> **What is being asked**
Reproduce the data in its entirety, exactly as supplied.

> **Data segment**

===

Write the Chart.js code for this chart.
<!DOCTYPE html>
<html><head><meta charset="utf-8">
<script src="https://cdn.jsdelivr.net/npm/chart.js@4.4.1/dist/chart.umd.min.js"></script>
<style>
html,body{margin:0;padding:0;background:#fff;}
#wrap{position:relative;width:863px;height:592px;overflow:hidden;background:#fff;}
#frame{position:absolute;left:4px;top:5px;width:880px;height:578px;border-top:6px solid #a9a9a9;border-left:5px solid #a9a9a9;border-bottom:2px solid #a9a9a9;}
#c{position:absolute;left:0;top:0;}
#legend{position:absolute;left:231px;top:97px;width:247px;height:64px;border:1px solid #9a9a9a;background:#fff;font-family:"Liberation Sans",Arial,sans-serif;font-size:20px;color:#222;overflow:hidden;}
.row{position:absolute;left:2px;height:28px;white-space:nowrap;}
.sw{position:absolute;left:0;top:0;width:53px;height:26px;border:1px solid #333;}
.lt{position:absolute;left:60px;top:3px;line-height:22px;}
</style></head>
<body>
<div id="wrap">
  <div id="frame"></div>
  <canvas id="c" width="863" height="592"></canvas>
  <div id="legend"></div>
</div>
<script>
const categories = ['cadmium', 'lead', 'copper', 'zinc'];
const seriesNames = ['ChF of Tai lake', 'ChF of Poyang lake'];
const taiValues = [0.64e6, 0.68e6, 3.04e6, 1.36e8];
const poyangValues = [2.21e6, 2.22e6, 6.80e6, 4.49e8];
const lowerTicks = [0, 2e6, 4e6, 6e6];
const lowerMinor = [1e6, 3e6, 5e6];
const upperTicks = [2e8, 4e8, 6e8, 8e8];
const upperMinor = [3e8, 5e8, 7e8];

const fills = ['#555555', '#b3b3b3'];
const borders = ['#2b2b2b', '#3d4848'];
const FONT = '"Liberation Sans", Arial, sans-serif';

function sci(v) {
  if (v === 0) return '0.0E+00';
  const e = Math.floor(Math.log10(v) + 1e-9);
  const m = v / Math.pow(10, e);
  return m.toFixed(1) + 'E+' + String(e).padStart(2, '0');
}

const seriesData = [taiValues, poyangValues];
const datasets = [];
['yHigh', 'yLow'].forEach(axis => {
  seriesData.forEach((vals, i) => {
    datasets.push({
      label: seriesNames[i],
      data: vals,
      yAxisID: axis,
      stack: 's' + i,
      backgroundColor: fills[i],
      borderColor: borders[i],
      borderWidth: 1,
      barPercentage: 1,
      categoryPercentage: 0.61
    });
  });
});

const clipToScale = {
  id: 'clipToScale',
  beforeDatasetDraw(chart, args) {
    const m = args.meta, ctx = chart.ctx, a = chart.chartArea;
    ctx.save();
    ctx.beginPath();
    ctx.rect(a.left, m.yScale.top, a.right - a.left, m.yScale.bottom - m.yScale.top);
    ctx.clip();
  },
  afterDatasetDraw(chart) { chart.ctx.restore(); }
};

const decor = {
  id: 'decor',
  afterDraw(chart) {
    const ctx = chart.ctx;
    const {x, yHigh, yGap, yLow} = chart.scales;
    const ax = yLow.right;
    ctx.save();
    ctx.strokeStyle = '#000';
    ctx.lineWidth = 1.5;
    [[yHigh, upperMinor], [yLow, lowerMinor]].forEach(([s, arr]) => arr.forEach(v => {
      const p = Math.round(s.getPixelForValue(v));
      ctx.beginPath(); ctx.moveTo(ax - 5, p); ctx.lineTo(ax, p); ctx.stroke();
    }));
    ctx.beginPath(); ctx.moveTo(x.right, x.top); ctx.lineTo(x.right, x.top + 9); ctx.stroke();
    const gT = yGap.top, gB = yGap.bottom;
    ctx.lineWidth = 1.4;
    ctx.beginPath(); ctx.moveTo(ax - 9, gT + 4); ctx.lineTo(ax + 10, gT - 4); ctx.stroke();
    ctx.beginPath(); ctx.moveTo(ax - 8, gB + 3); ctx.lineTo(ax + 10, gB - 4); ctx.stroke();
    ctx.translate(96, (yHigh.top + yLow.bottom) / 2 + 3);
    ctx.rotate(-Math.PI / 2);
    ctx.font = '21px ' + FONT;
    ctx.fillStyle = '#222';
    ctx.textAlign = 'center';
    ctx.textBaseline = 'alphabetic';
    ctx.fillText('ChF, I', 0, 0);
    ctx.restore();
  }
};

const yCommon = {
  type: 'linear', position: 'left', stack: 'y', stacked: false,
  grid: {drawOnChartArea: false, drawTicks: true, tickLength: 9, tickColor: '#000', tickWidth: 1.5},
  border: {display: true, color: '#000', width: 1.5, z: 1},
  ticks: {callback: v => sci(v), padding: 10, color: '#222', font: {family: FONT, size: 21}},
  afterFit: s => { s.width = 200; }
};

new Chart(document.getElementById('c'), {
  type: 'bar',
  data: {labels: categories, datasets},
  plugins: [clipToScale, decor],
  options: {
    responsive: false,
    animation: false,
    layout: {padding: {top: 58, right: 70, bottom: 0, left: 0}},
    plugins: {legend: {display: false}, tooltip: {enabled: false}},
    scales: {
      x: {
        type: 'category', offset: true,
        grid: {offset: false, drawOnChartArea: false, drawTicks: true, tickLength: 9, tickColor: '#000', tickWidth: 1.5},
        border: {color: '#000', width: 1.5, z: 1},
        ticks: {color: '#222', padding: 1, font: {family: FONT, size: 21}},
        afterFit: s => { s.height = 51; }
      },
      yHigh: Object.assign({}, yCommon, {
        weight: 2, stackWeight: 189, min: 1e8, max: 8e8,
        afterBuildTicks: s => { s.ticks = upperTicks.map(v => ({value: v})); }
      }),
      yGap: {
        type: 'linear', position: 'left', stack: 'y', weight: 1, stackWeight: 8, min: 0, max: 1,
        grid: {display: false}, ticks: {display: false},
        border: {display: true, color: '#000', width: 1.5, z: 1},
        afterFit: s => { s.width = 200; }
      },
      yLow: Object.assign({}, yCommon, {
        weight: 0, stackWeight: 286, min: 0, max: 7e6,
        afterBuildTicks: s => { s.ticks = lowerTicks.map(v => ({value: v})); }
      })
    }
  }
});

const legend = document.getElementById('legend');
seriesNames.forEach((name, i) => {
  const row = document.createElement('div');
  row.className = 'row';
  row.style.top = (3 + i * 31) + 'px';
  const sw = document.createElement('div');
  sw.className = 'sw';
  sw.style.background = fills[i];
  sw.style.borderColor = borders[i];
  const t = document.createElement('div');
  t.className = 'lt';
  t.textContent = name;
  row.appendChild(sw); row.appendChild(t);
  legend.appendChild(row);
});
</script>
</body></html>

===

> **The solution**
Write the Chart.js code for this chart.
<!DOCTYPE html>
<html><head><meta charset="utf-8">
<script src="https://cdn.jsdelivr.net/npm/chart.js@4.4.1/dist/chart.umd.min.js"></script>
<style>
html,body{margin:0;padding:0;background:#fff;}
#wrap{position:relative;width:863px;height:592px;overflow:hidden;background:#fff;}
#frame{position:absolute;left:4px;top:5px;width:880px;height:578px;border-top:6px solid #a9a9a9;border-left:5px solid #a9a9a9;border-bottom:2px solid #a9a9a9;}
#c{position:absolute;left:0;top:0;}
#legend{position:absolute;left:231px;top:97px;width:247px;height:64px;border:1px solid #9a9a9a;background:#fff;font-family:"Liberation Sans",Arial,sans-serif;font-size:20px;color:#222;overflow:hidden;}
.row{position:absolute;left:2px;height:28px;white-space:nowrap;}
.sw{position:absolute;left:0;top:0;width:53px;height:26px;border:1px solid #333;}
.lt{position:absolute;left:60px;top:3px;line-height:22px;}
</style></head>
<body>
<div id="wrap">
  <div id="frame"></div>
  <canvas id="c" width="863" height="592"></canvas>
  <div id="legend"></div>
</div>
<script>
const categories = ['cadmium', 'lead', 'copper', 'zinc'];
const seriesNames = ['ChF of Tai lake', 'ChF of Poyang lake'];
const taiValues = [0.64e6, 0.68e6, 3.04e6, 1.36e8];
const poyangValues = [2.21e6, 2.22e6, 6.80e6, 4.49e8];
const lowerTicks = [0, 2e6, 4e6, 6e6];
const lowerMinor = [1e6, 3e6, 5e6];
const upperTicks = [2e8, 4e8, 6e8, 8e8];
const upperMinor = [3e8, 5e8, 7e8];

const fills = ['#555555', '#b3b3b3'];
const borders = ['#2b2b2b', '#3d4848'];
const FONT = '"Liberation Sans", Arial, sans-serif';

function sci(v) {
  if (v === 0) return '0.0E+00';
  const e = Math.floor(Math.log10(v) + 1e-9);
  const m = v / Math.pow(10, e);
  return m.toFixed(1) + 'E+' + String(e).padStart(2, '0');
}

const seriesData = [taiValues, poyangValues];
const datasets = [];
['yHigh', 'yLow'].forEach(axis => {
  seriesData.forEach((vals, i) => {
    datasets.push({
      label: seriesNames[i],
      data: vals,
      yAxisID: axis,
      stack: 's' + i,
      backgroundColor: fills[i],
      borderColor: borders[i],
      borderWidth: 1,
      barPercentage: 1,
      categoryPercentage: 0.61
    });
  });
});

const clipToScale = {
  id: 'clipToScale',
  beforeDatasetDraw(chart, args) {
    const m = args.meta, ctx = chart.ctx, a = chart.chartArea;
    ctx.save();
    ctx.beginPath();
    ctx.rect(a.left, m.yScale.top, a.right - a.left, m.yScale.bottom - m.yScale.top);
    ctx.clip();
  },
  afterDatasetDraw(chart) { chart.ctx.restore(); }
};

const decor = {
  id: 'decor',
  afterDraw(chart) {
    const ctx = chart.ctx;
    const {x, yHigh, yGap, yLow} = chart.scales;
    const ax = yLow.right;
    ctx.save();
    ctx.strokeStyle = '#000';
    ctx.lineWidth = 1.5;
    [[yHigh, upperMinor], [yLow, lowerMinor]].forEach(([s, arr]) => arr.forEach(v => {
      const p = Math.round(s.getPixelForValue(v));
      ctx.beginPath(); ctx.moveTo(ax - 5, p); ctx.lineTo(ax, p); ctx.stroke();
    }));
    ctx.beginPath(); ctx.moveTo(x.right, x.top); ctx.lineTo(x.right, x.top + 9); ctx.stroke();
    const gT = yGap.top, gB = yGap.bottom;
    ctx.lineWidth = 1.4;
    ctx.beginPath(); ctx.moveTo(ax - 9, gT + 4); ctx.lineTo(ax + 10, gT - 4); ctx.stroke();
    ctx.beginPath(); ctx.moveTo(ax - 8, gB + 3); ctx.lineTo(ax + 10, gB - 4); ctx.stroke();
    ctx.translate(96, (yHigh.top + yLow.bottom) / 2 + 3);
    ctx.rotate(-Math.PI / 2);
    ctx.font = '21px ' + FONT;
    ctx.fillStyle = '#222';
    ctx.textAlign = 'center';
    ctx.textBaseline = 'alphabetic';
    ctx.fillText('ChF, I', 0, 0);
    ctx.restore();
  }
};

const yCommon = {
  type: 'linear', position: 'left', stack: 'y', stacked: false,
  grid: {drawOnChartArea: false, drawTicks: true, tickLength: 9, tickColor: '#000', tickWidth: 1.5},
  border: {display: true, color: '#000', width: 1.5, z: 1},
  ticks: {callback: v => sci(v), padding: 10, color: '#222', font: {family: FONT, size: 21}},
  afterFit: s => { s.width = 200; }
};

new Chart(document.getElementById('c'), {
  type: 'bar',
  data: {labels: categories, datasets},
  plugins: [clipToScale, decor],
  options: {
    responsive: false,
    animation: false,
    layout: {padding: {top: 58, right: 70, bottom: 0, left: 0}},
    plugins: {legend: {display: false}, tooltip: {enabled: false}},
    scales: {
      x: {
        type: 'category', offset: true,
        grid: {offset: false, drawOnChartArea: false, drawTicks: true, tickLength: 9, tickColor: '#000', tickWidth: 1.5},
        border: {color: '#000', width: 1.5, z: 1},
        ticks: {color: '#222', padding: 1, font: {family: FONT, size: 21}},
        afterFit: s => { s.height = 51; }
      },
      yHigh: Object.assign({}, yCommon, {
        weight: 2, stackWeight: 189, min: 1e8, max: 8e8,
        afterBuildTicks: s => { s.ticks = upperTicks.map(v => ({value: v})); }
      }),
      yGap: {
        type: 'linear', position: 'left', stack: 'y', weight: 1, stackWeight: 8, min: 0, max: 1,
        grid: {display: false}, ticks: {display: false},
        border: {display: true, color: '#000', width: 1.5, z: 1},
        afterFit: s => { s.width = 200; }
      },
      yLow: Object.assign({}, yCommon, {
        weight: 0, stackWeight: 286, min: 0, max: 7e6,
        afterBuildTicks: s => { s.ticks = lowerTicks.map(v => ({value: v})); }
      })
    }
  }
});

const legend = document.getElementById('legend');
seriesNames.forEach((name, i) => {
  const row = document.createElement('div');
  row.className = 'row';
  row.style.top = (3 + i * 31) + 'px';
  const sw = document.createElement('div');
  sw.className = 'sw';
  sw.style.background = fills[i];
  sw.style.borderColor = borders[i];
  const t = document.createElement('div');
  t.className = 'lt';
  t.textContent = name;
  row.appendChild(sw); row.appendChild(t);
  legend.appendChild(row);
});
</script>
</body></html>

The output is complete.